MS in Applied Data Science, USC Viterbi School of Engineering

Function and design of modern storage systems, including cloud; data management techniques; data modeling; network-attached storage, clusters and data centers; relational databases; the map-reduce paradigm.

Learning about the data lifecycle; data mining; NoSQL databases; tools for storage/processing/analytics of large data set on clusters; in-data techniques.


BS in Statistics & Data Science, University of California, Santa Barbara

Used statistical methods in R for machine learning, exploring data with techniques like classification, regression trees, and random forests. Found patterns in large datasets and built predictive models, playing around with different models and evaluating their performance.  

Final Project: Predicted San Francisco Airbnb prices using K-Nearest Neighbors, Boosted Trees, and Random Forest. Achieved a 73% accuracy with feature engineering on location, amenities, seasonality, and k-fold cross-validation in R. 

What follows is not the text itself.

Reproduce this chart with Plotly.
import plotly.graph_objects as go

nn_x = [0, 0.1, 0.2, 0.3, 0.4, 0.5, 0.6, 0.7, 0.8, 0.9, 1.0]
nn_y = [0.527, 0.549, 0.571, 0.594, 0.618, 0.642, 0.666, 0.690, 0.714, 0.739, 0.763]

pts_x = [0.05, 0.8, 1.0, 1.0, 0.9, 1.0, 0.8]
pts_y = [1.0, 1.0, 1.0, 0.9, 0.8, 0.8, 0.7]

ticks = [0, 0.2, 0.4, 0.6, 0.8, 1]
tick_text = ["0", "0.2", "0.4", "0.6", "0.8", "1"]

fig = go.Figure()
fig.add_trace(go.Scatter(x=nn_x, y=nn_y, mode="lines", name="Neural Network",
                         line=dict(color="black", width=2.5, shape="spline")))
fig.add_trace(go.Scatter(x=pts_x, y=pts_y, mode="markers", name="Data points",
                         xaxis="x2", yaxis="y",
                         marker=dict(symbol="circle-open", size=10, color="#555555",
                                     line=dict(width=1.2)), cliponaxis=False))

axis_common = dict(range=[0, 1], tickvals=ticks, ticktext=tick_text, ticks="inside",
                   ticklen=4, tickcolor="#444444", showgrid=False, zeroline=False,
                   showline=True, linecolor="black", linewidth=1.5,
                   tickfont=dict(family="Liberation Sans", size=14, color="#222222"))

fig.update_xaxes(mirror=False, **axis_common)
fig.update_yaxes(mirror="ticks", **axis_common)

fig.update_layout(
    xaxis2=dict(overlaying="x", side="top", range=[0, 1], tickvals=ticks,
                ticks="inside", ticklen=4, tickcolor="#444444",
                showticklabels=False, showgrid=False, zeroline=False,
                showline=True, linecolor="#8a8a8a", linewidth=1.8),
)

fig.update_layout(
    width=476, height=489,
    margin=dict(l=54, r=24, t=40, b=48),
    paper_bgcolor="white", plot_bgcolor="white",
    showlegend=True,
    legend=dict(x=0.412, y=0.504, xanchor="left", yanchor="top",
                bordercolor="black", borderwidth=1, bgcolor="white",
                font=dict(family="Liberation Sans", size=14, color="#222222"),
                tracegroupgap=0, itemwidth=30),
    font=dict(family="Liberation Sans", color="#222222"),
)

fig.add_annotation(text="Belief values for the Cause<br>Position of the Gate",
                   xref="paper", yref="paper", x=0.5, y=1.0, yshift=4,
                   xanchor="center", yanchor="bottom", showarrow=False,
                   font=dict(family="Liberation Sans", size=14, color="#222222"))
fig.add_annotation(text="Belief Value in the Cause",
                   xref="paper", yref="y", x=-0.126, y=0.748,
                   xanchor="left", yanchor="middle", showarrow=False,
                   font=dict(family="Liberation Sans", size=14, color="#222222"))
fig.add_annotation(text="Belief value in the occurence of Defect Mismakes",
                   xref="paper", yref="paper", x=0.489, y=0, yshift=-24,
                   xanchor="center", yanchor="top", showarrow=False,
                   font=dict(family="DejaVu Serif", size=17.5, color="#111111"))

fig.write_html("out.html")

Familiarized with data retrieval, analysis, and visualization in Python through hands-on projects. Learned the importance of domain knowledge through case studies touching on data ethics, privacy, and statistical traps. Handled missing data and notions of causality. 

Final Project: Analyzed national wealth, positivity, and social support systems to understand the national happiness level of countries through regression analysis in Python.

Learned how to handle relational database management systems and the groundwork behind cloud computing, distributed data storage, and retrieval. Used PySpark to analyze big data, exploring concepts like clustering, dimension reduction, and both supervised and unsupervised learning. 

Final Project: Predicted 2020 Voter Turnout and Party Classification with Gradient Boosting and SVM model in Pyspark, analyzing 50TB of data with a 98% RMSE accuracy.

 Applied stationary and non-stationary models, seasonal time series, ARMA models: ACF, PACF, mean, and ACF estimation. Learned diagnostic checking, forecasting, spectral analysis, and the periodogram.

Final Project: Forecasted Uniqlo stock prices using SARIMA, STL, and Holt-Winters. Used evaluation metrics such as RMSE and MAE to assess model performance using R. 

Conducted data analyses, modeling, and data management under Dr. Jingyi Wang, focusing on temporal-memory patterns in the brain.  Additionally, I led the data analysis for Bente Winkler’s meta-analysis on working memory, which included over 200 research articles. 

Publication: Winkler, B. (2024) The influence of emotions on working memory performance: A meta-analysis. (Master’s thesis, Faculty of Behavioral and Social Sciences, Leiden University).